▶ [Problem to solve]:
Restate the whole of the material. Keep every word, and drop the pictures.

══ Given information

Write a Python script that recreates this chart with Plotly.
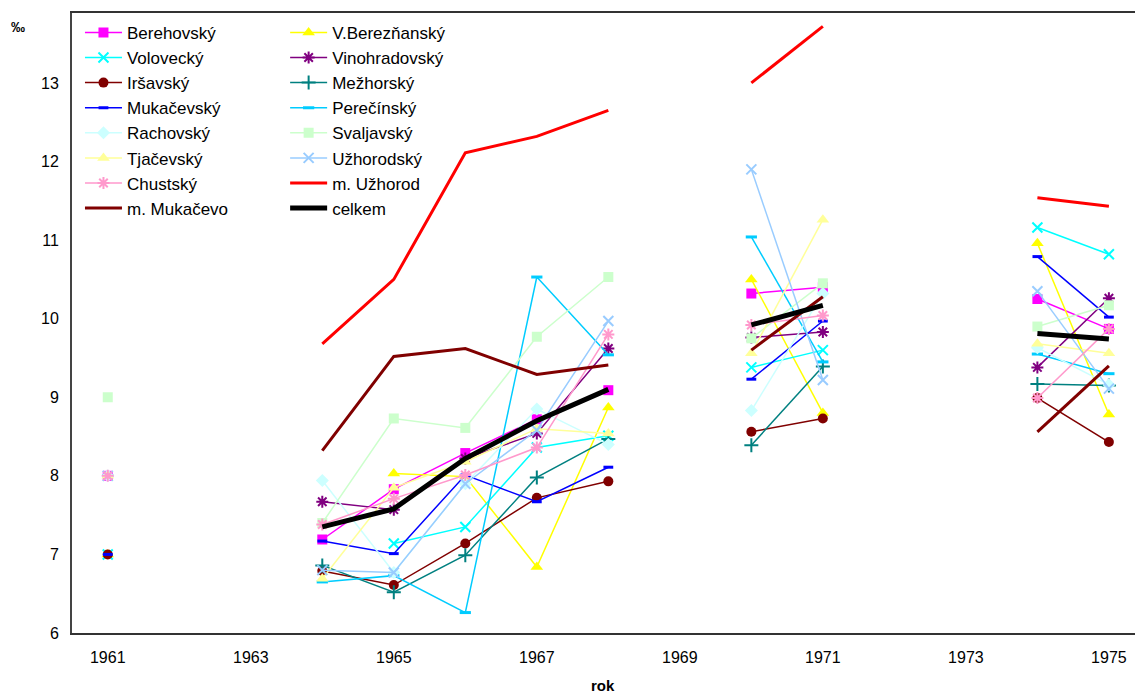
import plotly.graph_objects as go

years = list(range(1961, 1976))

def row(d):
    return [d.get(y) for y in years]

berehovsky   = row({1961: 8, 1964: 7.19, 1965: 7.83, 1966: 8.29, 1967: 8.72, 1968: 9.09, 1970: 10.32, 1971: 10.40, 1974: 10.25, 1975: 9.87})
vberezniansky = row({1961: 7, 1965: 8.03, 1966: 7.99, 1967: 6.84, 1968: 8.87, 1970: 10.50, 1971: 8.80, 1974: 10.96, 1975: 8.78})
volovecky    = row({1961: 7, 1965: 7.14, 1966: 7.35, 1967: 8.36, 1968: 8.51, 1970: 9.38, 1971: 9.60, 1974: 11.16, 1975: 10.82})
vinohradovsky = row({1964: 7.67, 1965: 7.57, 1966: 8.22, 1967: 8.54, 1968: 9.62, 1970: 9.76, 1971: 9.83, 1974: 9.38, 1975: 10.26})
irsavsky     = row({1961: 7, 1964: 6.79, 1965: 6.61, 1966: 7.14, 1967: 7.72, 1968: 7.93, 1970: 8.56, 1971: 8.73, 1974: 8.99, 1975: 8.43})
mezhorsky    = row({1964: 6.86, 1965: 6.52, 1966: 6.99, 1967: 7.98, 1968: 8.47, 1970: 8.39, 1971: 9.39, 1974: 9.17, 1975: 9.15})
mukacevsky   = row({1961: 7, 1964: 7.17, 1965: 7.01, 1966: 8.01, 1967: 7.67, 1968: 8.11, 1970: 9.23, 1971: 9.97, 1974: 10.79, 1975: 10.02})
perecinsky   = row({1961: 8, 1964: 6.65, 1965: 6.73, 1966: 6.26, 1967: 10.53, 1968: 9.54, 1970: 11.04, 1971: 9.45, 1974: 9.55, 1975: 9.30})
rachovsky    = row({1961: 8, 1964: 7.94, 1965: 6.77, 1966: 7.90, 1967: 8.85, 1968: 8.40, 1970: 8.83, 1971: 10.32, 1974: 9.63, 1975: 9.16})
svaljavsky   = row({1961: 9, 1964: 7.40, 1965: 8.73, 1966: 8.61, 1967: 9.77, 1968: 10.53, 1970: 9.75, 1971: 10.45, 1974: 9.90, 1975: 10.17})
tjacevsky    = row({1961: 8, 1964: 6.69, 1965: 7.85, 1966: 8.18, 1967: 8.60, 1968: 8.54, 1970: 9.56, 1971: 11.26, 1974: 9.68, 1975: 9.56})
uzhorodsky   = row({1961: 8, 1964: 6.80, 1965: 6.77, 1966: 7.90, 1967: 8.58, 1968: 9.97, 1970: 11.90, 1971: 9.22, 1974: 10.35, 1975: 9.11})
chustsky     = row({1961: 8, 1964: 7.38, 1965: 7.71, 1966: 8.01, 1967: 8.36, 1968: 9.80, 1970: 9.92, 1971: 10.04, 1974: 8.99, 1975: 9.87})
m_uzhorod    = row({1964: 9.68, 1965: 10.50, 1966: 12.11, 1967: 12.32, 1968: 12.65, 1970: 13.00, 1971: 13.72, 1974: 11.54, 1975: 11.43})
m_mukacevo   = row({1964: 8.32, 1965: 9.52, 1966: 9.62, 1967: 9.29, 1968: 9.41, 1970: 9.60, 1971: 10.28, 1974: 8.56, 1975: 9.40})
celkem       = row({1964: 7.35, 1965: 7.58, 1966: 8.22, 1967: 8.70, 1968: 9.10, 1970: 9.92, 1971: 10.17, 1974: 9.81, 1975: 9.74})

x_ticks = [1961, 1963, 1965, 1967, 1969, 1971, 1973, 1975]
y_ticks = [6, 7, 8, 9, 10, 11, 12, 13]

# name, data, color, symbol, marker size, line width, legend
series = [
    ("Berehovský", berehovsky, "#FF00FF", "square", 10, 1.5, "legend"),
    ("V.Berezňanský", vberezniansky, "#FFFF00", "triangle-up", 11, 1.5, "legend2"),
    ("Volovecký", volovecky, "#00FFFF", "x-thin", 10, 1.5, "legend"),
    ("Vinohradovský", vinohradovsky, "#800080", "asterisk", 10, 1.5, "legend2"),
    ("Iršavský", irsavsky, "#800000", "circle", 10, 1.5, "legend"),
    ("Mežhorský", mezhorsky, "#008080", "cross-thin", 10, 1.5, "legend2"),
    ("Mukačevský", mukacevsky, "#0000FF", "line-ew", 7, 1.5, "legend"),
    ("Perečínský", perecinsky, "#00CCFF", "line-ew", 8, 1.5, "legend2"),
    ("Rachovský", rachovsky, "#CCFFFF", "diamond", 10, 1.5, "legend"),
    ("Svaljavský", svaljavsky, "#CCFFCC", "square", 10, 1.5, "legend2"),
    ("Tjačevský", tjacevsky, "#FFFF99", "triangle-up", 11, 1.5, "legend"),
    ("Užhorodský", uzhorodsky, "#99CCFF", "x-thin", 10, 1.5, "legend2"),
    ("Chustský", chustsky, "#FF99CC", "asterisk", 10, 1.5, "legend"),
    ("m. Užhorod", m_uzhorod, "#FF0000", None, 0, 3, "legend2"),
    ("m. Mukačevo", m_mukacevo, "#800000", None, 0, 3, "legend"),
    ("celkem", celkem, "#000000", None, 0, 5, "legend2"),
]

fig = go.Figure()
open_like = {"x-thin", "asterisk", "cross-thin", "line-ew"}
for name, data, color, sym, size, lw, leg in series:
    if sym is None:
        mode = "lines"
        marker = None
    else:
        mode = "lines+markers"
        if sym in open_like:
            marker = dict(symbol=sym, size=size, color=color,
                          line=dict(color=color, width=2 if sym != "line-ew" else 3))
        else:
            marker = dict(symbol=sym, size=size, color=color, line=dict(width=0))
    fig.add_trace(go.Scatter(
        x=years, y=data, name=name, mode=mode,
        line=dict(color=color, width=lw),
        marker=marker, connectgaps=False, legend=leg,
    ))

font_family = "Arial, Liberation Sans, sans-serif"
legend_common = dict(
    font=dict(family=font_family, size=17, color="#000"),
    bgcolor="rgba(0,0,0,0)", borderwidth=0,
    itemwidth=37, tracegroupgap=0,
    xanchor="left", yanchor="top", yref="paper", xref="paper",
)

fig.update_layout(
    width=1135, height=693,
    margin=dict(l=72, r=0, t=13, b=60),
    paper_bgcolor="white", plot_bgcolor="white",
    font=dict(family=font_family, size=14, color="#000"),
    showlegend=True,
    legend=dict(x=0.0075, y=0.997, **legend_common),
    legend2=dict(x=0.2005, y=0.997, **legend_common),
    xaxis=dict(
        range=[1960.5, 1975.365], tickvals=x_ticks, ticktext=[str(t) for t in x_ticks],
        showgrid=False, zeroline=False, showline=True, linecolor="#333", linewidth=2,
        mirror=True, ticks="", ticklabelstandoff=9, automargin=False,
        tickfont=dict(family=font_family, size=16),
    ),
    yaxis=dict(
        range=[6, 13.89], tickvals=y_ticks, ticktext=[str(t) for t in y_ticks],
        showgrid=False, zeroline=False, showline=True, linecolor="#444", linewidth=2,
        ticks="", ticklabelstandoff=8, automargin=False,
        tickfont=dict(family=font_family, size=16),
    ),
    annotations=[
        dict(text="<b>‰</b>", x=(18 - 72) / 1063, y=1 - (27 - 13) / 620,
             xref="paper", yref="paper", xanchor="center", yanchor="middle",
             showarrow=False, font=dict(family=font_family, size=14)),
        dict(text="<b>rok</b>", x=(603 - 72) / 1063, y=-(685 - 633) / 620,
             xref="paper", yref="paper", xanchor="center", yanchor="middle",
             showarrow=False, font=dict(family=font_family, size=15)),
    ],
)

fig.write_html("out.html", config={"displayModeBar": False},
               post_script="document.body.style.margin='0';")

════

▶ [Result for this exercise]:
Write a Python script that recreates this chart with Plotly.
import plotly.graph_objects as go

years = list(range(1961, 1976))

def row(d):
    return [d.get(y) for y in years]

berehovsky   = row({1961: 8, 1964: 7.19, 1965: 7.83, 1966: 8.29, 1967: 8.72, 1968: 9.09, 1970: 10.32, 1971: 10.40, 1974: 10.25, 1975: 9.87})
vberezniansky = row({1961: 7, 1965: 8.03, 1966: 7.99, 1967: 6.84, 1968: 8.87, 1970: 10.50, 1971: 8.80, 1974: 10.96, 1975: 8.78})
volovecky    = row({1961: 7, 1965: 7.14, 1966: 7.35, 1967: 8.36, 1968: 8.51, 1970: 9.38, 1971: 9.60, 1974: 11.16, 1975: 10.82})
vinohradovsky = row({1964: 7.67, 1965: 7.57, 1966: 8.22, 1967: 8.54, 1968: 9.62, 1970: 9.76, 1971: 9.83, 1974: 9.38, 1975: 10.26})
irsavsky     = row({1961: 7, 1964: 6.79, 1965: 6.61, 1966: 7.14, 1967: 7.72, 1968: 7.93, 1970: 8.56, 1971: 8.73, 1974: 8.99, 1975: 8.43})
mezhorsky    = row({1964: 6.86, 1965: 6.52, 1966: 6.99, 1967: 7.98, 1968: 8.47, 1970: 8.39, 1971: 9.39, 1974: 9.17, 1975: 9.15})
mukacevsky   = row({1961: 7, 1964: 7.17, 1965: 7.01, 1966: 8.01, 1967: 7.67, 1968: 8.11, 1970: 9.23, 1971: 9.97, 1974: 10.79, 1975: 10.02})
perecinsky   = row({1961: 8, 1964: 6.65, 1965: 6.73, 1966: 6.26, 1967: 10.53, 1968: 9.54, 1970: 11.04, 1971: 9.45, 1974: 9.55, 1975: 9.30})
rachovsky    = row({1961: 8, 1964: 7.94, 1965: 6.77, 1966: 7.90, 1967: 8.85, 1968: 8.40, 1970: 8.83, 1971: 10.32, 1974: 9.63, 1975: 9.16})
svaljavsky   = row({1961: 9, 1964: 7.40, 1965: 8.73, 1966: 8.61, 1967: 9.77, 1968: 10.53, 1970: 9.75, 1971: 10.45, 1974: 9.90, 1975: 10.17})
tjacevsky    = row({1961: 8, 1964: 6.69, 1965: 7.85, 1966: 8.18, 1967: 8.60, 1968: 8.54, 1970: 9.56, 1971: 11.26, 1974: 9.68, 1975: 9.56})
uzhorodsky   = row({1961: 8, 1964: 6.80, 1965: 6.77, 1966: 7.90, 1967: 8.58, 1968: 9.97, 1970: 11.90, 1971: 9.22, 1974: 10.35, 1975: 9.11})
chustsky     = row({1961: 8, 1964: 7.38, 1965: 7.71, 1966: 8.01, 1967: 8.36, 1968: 9.80, 1970: 9.92, 1971: 10.04, 1974: 8.99, 1975: 9.87})
m_uzhorod    = row({1964: 9.68, 1965: 10.50, 1966: 12.11, 1967: 12.32, 1968: 12.65, 1970: 13.00, 1971: 13.72, 1974: 11.54, 1975: 11.43})
m_mukacevo   = row({1964: 8.32, 1965: 9.52, 1966: 9.62, 1967: 9.29, 1968: 9.41, 1970: 9.60, 1971: 10.28, 1974: 8.56, 1975: 9.40})
celkem       = row({1964: 7.35, 1965: 7.58, 1966: 8.22, 1967: 8.70, 1968: 9.10, 1970: 9.92, 1971: 10.17, 1974: 9.81, 1975: 9.74})

x_ticks = [1961, 1963, 1965, 1967, 1969, 1971, 1973, 1975]
y_ticks = [6, 7, 8, 9, 10, 11, 12, 13]

# name, data, color, symbol, marker size, line width, legend
series = [
    ("Berehovský", berehovsky, "#FF00FF", "square", 10, 1.5, "legend"),
    ("V.Berezňanský", vberezniansky, "#FFFF00", "triangle-up", 11, 1.5, "legend2"),
    ("Volovecký", volovecky, "#00FFFF", "x-thin", 10, 1.5, "legend"),
    ("Vinohradovský", vinohradovsky, "#800080", "asterisk", 10, 1.5, "legend2"),
    ("Iršavský", irsavsky, "#800000", "circle", 10, 1.5, "legend"),
    ("Mežhorský", mezhorsky, "#008080", "cross-thin", 10, 1.5, "legend2"),
    ("Mukačevský", mukacevsky, "#0000FF", "line-ew", 7, 1.5, "legend"),
    ("Perečínský", perecinsky, "#00CCFF", "line-ew", 8, 1.5, "legend2"),
    ("Rachovský", rachovsky, "#CCFFFF", "diamond", 10, 1.5, "legend"),
    ("Svaljavský", svaljavsky, "#CCFFCC", "square", 10, 1.5, "legend2"),
    ("Tjačevský", tjacevsky, "#FFFF99", "triangle-up", 11, 1.5, "legend"),
    ("Užhorodský", uzhorodsky, "#99CCFF", "x-thin", 10, 1.5, "legend2"),
    ("Chustský", chustsky, "#FF99CC", "asterisk", 10, 1.5, "legend"),
    ("m. Užhorod", m_uzhorod, "#FF0000", None, 0, 3, "legend2"),
    ("m. Mukačevo", m_mukacevo, "#800000", None, 0, 3, "legend"),
    ("celkem", celkem, "#000000", None, 0, 5, "legend2"),
]

fig = go.Figure()
open_like = {"x-thin", "asterisk", "cross-thin", "line-ew"}
for name, data, color, sym, size, lw, leg in series:
    if sym is None:
        mode = "lines"
        marker = None
    else:
        mode = "lines+markers"
        if sym in open_like:
            marker = dict(symbol=sym, size=size, color=color,
                          line=dict(color=color, width=2 if sym != "line-ew" else 3))
        else:
            marker = dict(symbol=sym, size=size, color=color, line=dict(width=0))
    fig.add_trace(go.Scatter(
        x=years, y=data, name=name, mode=mode,
        line=dict(color=color, width=lw),
        marker=marker, connectgaps=False, legend=leg,
    ))

font_family = "Arial, Liberation Sans, sans-serif"
legend_common = dict(
    font=dict(family=font_family, size=17, color="#000"),
    bgcolor="rgba(0,0,0,0)", borderwidth=0,
    itemwidth=37, tracegroupgap=0,
    xanchor="left", yanchor="top", yref="paper", xref="paper",
)

fig.update_layout(
    width=1135, height=693,
    margin=dict(l=72, r=0, t=13, b=60),
    paper_bgcolor="white", plot_bgcolor="white",
    font=dict(family=font_family, size=14, color="#000"),
    showlegend=True,
    legend=dict(x=0.0075, y=0.997, **legend_common),
    legend2=dict(x=0.2005, y=0.997, **legend_common),
    xaxis=dict(
        range=[1960.5, 1975.365], tickvals=x_ticks, ticktext=[str(t) for t in x_ticks],
        showgrid=False, zeroline=False, showline=True, linecolor="#333", linewidth=2,
        mirror=True, ticks="", ticklabelstandoff=9, automargin=False,
        tickfont=dict(family=font_family, size=16),
    ),
    yaxis=dict(
        range=[6, 13.89], tickvals=y_ticks, ticktext=[str(t) for t in y_ticks],
        showgrid=False, zeroline=False, showline=True, linecolor="#444", linewidth=2,
        ticks="", ticklabelstandoff=8, automargin=False,
        tickfont=dict(family=font_family, size=16),
    ),
    annotations=[
        dict(text="<b>‰</b>", x=(18 - 72) / 1063, y=1 - (27 - 13) / 620,
             xref="paper", yref="paper", xanchor="center", yanchor="middle",
             showarrow=False, font=dict(family=font_family, size=14)),
        dict(text="<b>rok</b>", x=(603 - 72) / 1063, y=-(685 - 633) / 620,
             xref="paper", yref="paper", xanchor="center", yanchor="middle",
             showarrow=False, font=dict(family=font_family, size=15)),
    ],
)

fig.write_html("out.html", config={"displayModeBar": False},
               post_script="document.body.style.margin='0';")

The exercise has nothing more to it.